__SET PROBLEM__:
Set the listing down again exactly, please, apart from its pictures.

__INFORMATION PROVIDED__:
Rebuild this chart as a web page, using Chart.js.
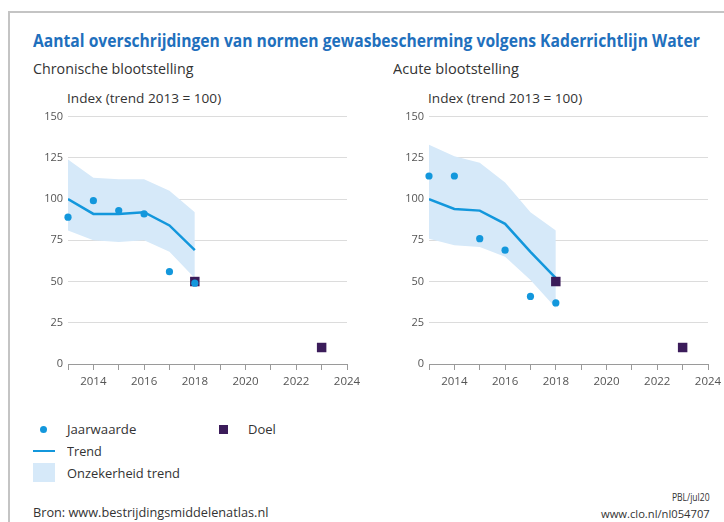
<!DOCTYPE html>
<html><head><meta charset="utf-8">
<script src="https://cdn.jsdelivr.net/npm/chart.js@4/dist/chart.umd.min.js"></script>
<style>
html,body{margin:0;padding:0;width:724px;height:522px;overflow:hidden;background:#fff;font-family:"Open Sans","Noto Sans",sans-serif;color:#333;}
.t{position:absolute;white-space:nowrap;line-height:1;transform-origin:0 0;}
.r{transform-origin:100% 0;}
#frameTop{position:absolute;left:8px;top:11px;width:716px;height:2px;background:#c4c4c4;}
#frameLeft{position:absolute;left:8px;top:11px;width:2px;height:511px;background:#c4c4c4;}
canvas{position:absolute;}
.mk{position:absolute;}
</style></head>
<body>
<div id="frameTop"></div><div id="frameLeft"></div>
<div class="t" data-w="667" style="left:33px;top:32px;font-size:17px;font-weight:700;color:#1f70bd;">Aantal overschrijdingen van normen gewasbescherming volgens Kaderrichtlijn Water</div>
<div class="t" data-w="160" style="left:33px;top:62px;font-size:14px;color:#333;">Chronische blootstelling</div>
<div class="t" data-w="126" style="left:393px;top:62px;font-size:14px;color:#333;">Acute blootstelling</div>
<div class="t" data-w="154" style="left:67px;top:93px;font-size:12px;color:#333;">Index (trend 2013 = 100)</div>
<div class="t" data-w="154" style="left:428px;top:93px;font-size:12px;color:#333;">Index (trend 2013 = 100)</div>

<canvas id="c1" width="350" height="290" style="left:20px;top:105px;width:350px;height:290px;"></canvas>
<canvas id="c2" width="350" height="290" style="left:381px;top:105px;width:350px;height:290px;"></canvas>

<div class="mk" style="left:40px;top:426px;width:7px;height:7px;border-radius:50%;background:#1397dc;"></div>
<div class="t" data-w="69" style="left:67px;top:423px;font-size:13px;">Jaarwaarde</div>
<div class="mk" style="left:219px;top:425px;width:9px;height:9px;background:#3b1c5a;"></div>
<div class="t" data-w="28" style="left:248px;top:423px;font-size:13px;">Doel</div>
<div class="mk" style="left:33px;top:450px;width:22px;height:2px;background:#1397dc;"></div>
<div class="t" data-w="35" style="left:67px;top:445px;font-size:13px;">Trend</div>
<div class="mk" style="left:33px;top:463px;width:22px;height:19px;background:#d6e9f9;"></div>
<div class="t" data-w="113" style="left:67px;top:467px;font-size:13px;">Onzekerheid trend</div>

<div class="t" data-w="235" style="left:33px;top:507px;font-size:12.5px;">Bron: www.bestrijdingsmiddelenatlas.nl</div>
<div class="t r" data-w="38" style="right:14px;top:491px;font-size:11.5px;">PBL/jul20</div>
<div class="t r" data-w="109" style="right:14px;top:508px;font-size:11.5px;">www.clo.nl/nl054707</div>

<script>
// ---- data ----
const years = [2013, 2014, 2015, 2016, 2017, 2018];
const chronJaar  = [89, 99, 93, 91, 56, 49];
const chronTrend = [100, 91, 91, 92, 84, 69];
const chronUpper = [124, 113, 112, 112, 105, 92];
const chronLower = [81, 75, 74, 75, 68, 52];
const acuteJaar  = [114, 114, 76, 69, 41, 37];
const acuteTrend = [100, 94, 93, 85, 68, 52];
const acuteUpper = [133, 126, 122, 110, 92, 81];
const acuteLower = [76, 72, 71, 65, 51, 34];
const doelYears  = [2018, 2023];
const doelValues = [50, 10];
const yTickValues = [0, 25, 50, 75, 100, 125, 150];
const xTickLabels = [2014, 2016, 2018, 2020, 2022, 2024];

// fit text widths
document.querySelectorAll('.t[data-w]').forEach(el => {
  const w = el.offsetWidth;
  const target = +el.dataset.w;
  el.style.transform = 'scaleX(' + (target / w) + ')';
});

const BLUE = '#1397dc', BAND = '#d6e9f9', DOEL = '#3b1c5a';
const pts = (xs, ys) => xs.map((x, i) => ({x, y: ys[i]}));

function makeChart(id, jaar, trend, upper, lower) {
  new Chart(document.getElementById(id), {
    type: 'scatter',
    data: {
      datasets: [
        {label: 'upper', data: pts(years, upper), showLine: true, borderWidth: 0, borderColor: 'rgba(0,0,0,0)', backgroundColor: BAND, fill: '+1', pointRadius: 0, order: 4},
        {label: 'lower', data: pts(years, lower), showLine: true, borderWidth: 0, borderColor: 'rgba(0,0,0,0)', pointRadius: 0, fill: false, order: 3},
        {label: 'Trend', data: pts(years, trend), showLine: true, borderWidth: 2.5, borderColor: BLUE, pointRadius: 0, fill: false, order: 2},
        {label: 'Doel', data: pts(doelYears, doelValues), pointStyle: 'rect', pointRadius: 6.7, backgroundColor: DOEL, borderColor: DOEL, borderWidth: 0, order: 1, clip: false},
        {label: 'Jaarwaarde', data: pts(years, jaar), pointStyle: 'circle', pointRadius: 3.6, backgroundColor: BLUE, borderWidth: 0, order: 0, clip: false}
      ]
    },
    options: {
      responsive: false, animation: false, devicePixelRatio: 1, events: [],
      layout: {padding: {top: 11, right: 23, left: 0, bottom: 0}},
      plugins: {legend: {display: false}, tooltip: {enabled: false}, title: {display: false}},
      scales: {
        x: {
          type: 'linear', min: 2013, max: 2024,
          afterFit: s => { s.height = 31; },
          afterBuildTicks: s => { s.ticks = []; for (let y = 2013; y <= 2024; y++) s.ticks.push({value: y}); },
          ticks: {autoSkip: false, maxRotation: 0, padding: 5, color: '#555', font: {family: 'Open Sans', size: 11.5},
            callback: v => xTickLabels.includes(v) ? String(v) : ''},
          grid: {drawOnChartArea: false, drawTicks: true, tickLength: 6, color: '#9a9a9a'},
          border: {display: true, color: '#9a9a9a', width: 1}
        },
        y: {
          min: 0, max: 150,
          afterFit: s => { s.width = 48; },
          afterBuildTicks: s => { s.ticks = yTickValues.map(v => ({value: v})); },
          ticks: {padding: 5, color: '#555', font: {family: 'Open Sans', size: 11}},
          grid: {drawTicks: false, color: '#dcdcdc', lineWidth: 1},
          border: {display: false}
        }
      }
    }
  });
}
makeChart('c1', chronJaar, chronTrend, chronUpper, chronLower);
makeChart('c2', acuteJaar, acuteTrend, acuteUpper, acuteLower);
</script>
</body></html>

__SOLVED EXERCISE__:
Rebuild this chart as a web page, using Chart.js.
<!DOCTYPE html>
<html><head><meta charset="utf-8">
<script src="https://cdn.jsdelivr.net/npm/chart.js@4/dist/chart.umd.min.js"></script>
<style>
html,body{margin:0;padding:0;width:724px;height:522px;overflow:hidden;background:#fff;font-family:"Open Sans","Noto Sans",sans-serif;color:#333;}
.t{position:absolute;white-space:nowrap;line-height:1;transform-origin:0 0;}
.r{transform-origin:100% 0;}
#frameTop{position:absolute;left:8px;top:11px;width:716px;height:2px;background:#c4c4c4;}
#frameLeft{position:absolute;left:8px;top:11px;width:2px;height:511px;background:#c4c4c4;}
canvas{position:absolute;}
.mk{position:absolute;}
</style></head>
<body>
<div id="frameTop"></div><div id="frameLeft"></div>
<div class="t" data-w="667" style="left:33px;top:32px;font-size:17px;font-weight:700;color:#1f70bd;">Aantal overschrijdingen van normen gewasbescherming volgens Kaderrichtlijn Water</div>
<div class="t" data-w="160" style="left:33px;top:62px;font-size:14px;color:#333;">Chronische blootstelling</div>
<div class="t" data-w="126" style="left:393px;top:62px;font-size:14px;color:#333;">Acute blootstelling</div>
<div class="t" data-w="154" style="left:67px;top:93px;font-size:12px;color:#333;">Index (trend 2013 = 100)</div>
<div class="t" data-w="154" style="left:428px;top:93px;font-size:12px;color:#333;">Index (trend 2013 = 100)</div>

<canvas id="c1" width="350" height="290" style="left:20px;top:105px;width:350px;height:290px;"></canvas>
<canvas id="c2" width="350" height="290" style="left:381px;top:105px;width:350px;height:290px;"></canvas>

<div class="mk" style="left:40px;top:426px;width:7px;height:7px;border-radius:50%;background:#1397dc;"></div>
<div class="t" data-w="69" style="left:67px;top:423px;font-size:13px;">Jaarwaarde</div>
<div class="mk" style="left:219px;top:425px;width:9px;height:9px;background:#3b1c5a;"></div>
<div class="t" data-w="28" style="left:248px;top:423px;font-size:13px;">Doel</div>
<div class="mk" style="left:33px;top:450px;width:22px;height:2px;background:#1397dc;"></div>
<div class="t" data-w="35" style="left:67px;top:445px;font-size:13px;">Trend</div>
<div class="mk" style="left:33px;top:463px;width:22px;height:19px;background:#d6e9f9;"></div>
<div class="t" data-w="113" style="left:67px;top:467px;font-size:13px;">Onzekerheid trend</div>

<div class="t" data-w="235" style="left:33px;top:507px;font-size:12.5px;">Bron: www.bestrijdingsmiddelenatlas.nl</div>
<div class="t r" data-w="38" style="right:14px;top:491px;font-size:11.5px;">PBL/jul20</div>
<div class="t r" data-w="109" style="right:14px;top:508px;font-size:11.5px;">www.clo.nl/nl054707</div>

<script>
// ---- data ----
const years = [2013, 2014, 2015, 2016, 2017, 2018];
const chronJaar  = [89, 99, 93, 91, 56, 49];
const chronTrend = [100, 91, 91, 92, 84, 69];
const chronUpper = [124, 113, 112, 112, 105, 92];
const chronLower = [81, 75, 74, 75, 68, 52];
const acuteJaar  = [114, 114, 76, 69, 41, 37];
const acuteTrend = [100, 94, 93, 85, 68, 52];
const acuteUpper = [133, 126, 122, 110, 92, 81];
const acuteLower = [76, 72, 71, 65, 51, 34];
const doelYears  = [2018, 2023];
const doelValues = [50, 10];
const yTickValues = [0, 25, 50, 75, 100, 125, 150];
const xTickLabels = [2014, 2016, 2018, 2020, 2022, 2024];

// fit text widths
document.querySelectorAll('.t[data-w]').forEach(el => {
  const w = el.offsetWidth;
  const target = +el.dataset.w;
  el.style.transform = 'scaleX(' + (target / w) + ')';
});

const BLUE = '#1397dc', BAND = '#d6e9f9', DOEL = '#3b1c5a';
const pts = (xs, ys) => xs.map((x, i) => ({x, y: ys[i]}));

function makeChart(id, jaar, trend, upper, lower) {
  new Chart(document.getElementById(id), {
    type: 'scatter',
    data: {
      datasets: [
        {label: 'upper', data: pts(years, upper), showLine: true, borderWidth: 0, borderColor: 'rgba(0,0,0,0)', backgroundColor: BAND, fill: '+1', pointRadius: 0, order: 4},
        {label: 'lower', data: pts(years, lower), showLine: true, borderWidth: 0, borderColor: 'rgba(0,0,0,0)', pointRadius: 0, fill: false, order: 3},
        {label: 'Trend', data: pts(years, trend), showLine: true, borderWidth: 2.5, borderColor: BLUE, pointRadius: 0, fill: false, order: 2},
        {label: 'Doel', data: pts(doelYears, doelValues), pointStyle: 'rect', pointRadius: 6.7, backgroundColor: DOEL, borderColor: DOEL, borderWidth: 0, order: 1, clip: false},
        {label: 'Jaarwaarde', data: pts(years, jaar), pointStyle: 'circle', pointRadius: 3.6, backgroundColor: BLUE, borderWidth: 0, order: 0, clip: false}
      ]
    },
    options: {
      responsive: false, animation: false, devicePixelRatio: 1, events: [],
      layout: {padding: {top: 11, right: 23, left: 0, bottom: 0}},
      plugins: {legend: {display: false}, tooltip: {enabled: false}, title: {display: false}},
      scales: {
        x: {
          type: 'linear', min: 2013, max: 2024,
          afterFit: s => { s.height = 31; },
          afterBuildTicks: s => { s.ticks = []; for (let y = 2013; y <= 2024; y++) s.ticks.push({value: y}); },
          ticks: {autoSkip: false, maxRotation: 0, padding: 5, color: '#555', font: {family: 'Open Sans', size: 11.5},
            callback: v => xTickLabels.includes(v) ? String(v) : ''},
          grid: {drawOnChartArea: false, drawTicks: true, tickLength: 6, color: '#9a9a9a'},
          border: {display: true, color: '#9a9a9a', width: 1}
        },
        y: {
          min: 0, max: 150,
          afterFit: s => { s.width = 48; },
          afterBuildTicks: s => { s.ticks = yTickValues.map(v => ({value: v})); },
          ticks: {padding: 5, color: '#555', font: {family: 'Open Sans', size: 11}},
          grid: {drawTicks: false, color: '#dcdcdc', lineWidth: 1},
          border: {display: false}
        }
      }
    }
  });
}
makeChart('c1', chronJaar, chronTrend, chronUpper, chronLower);
makeChart('c2', acuteJaar, acuteTrend, acuteUpper, acuteLower);
</script>
</body></html>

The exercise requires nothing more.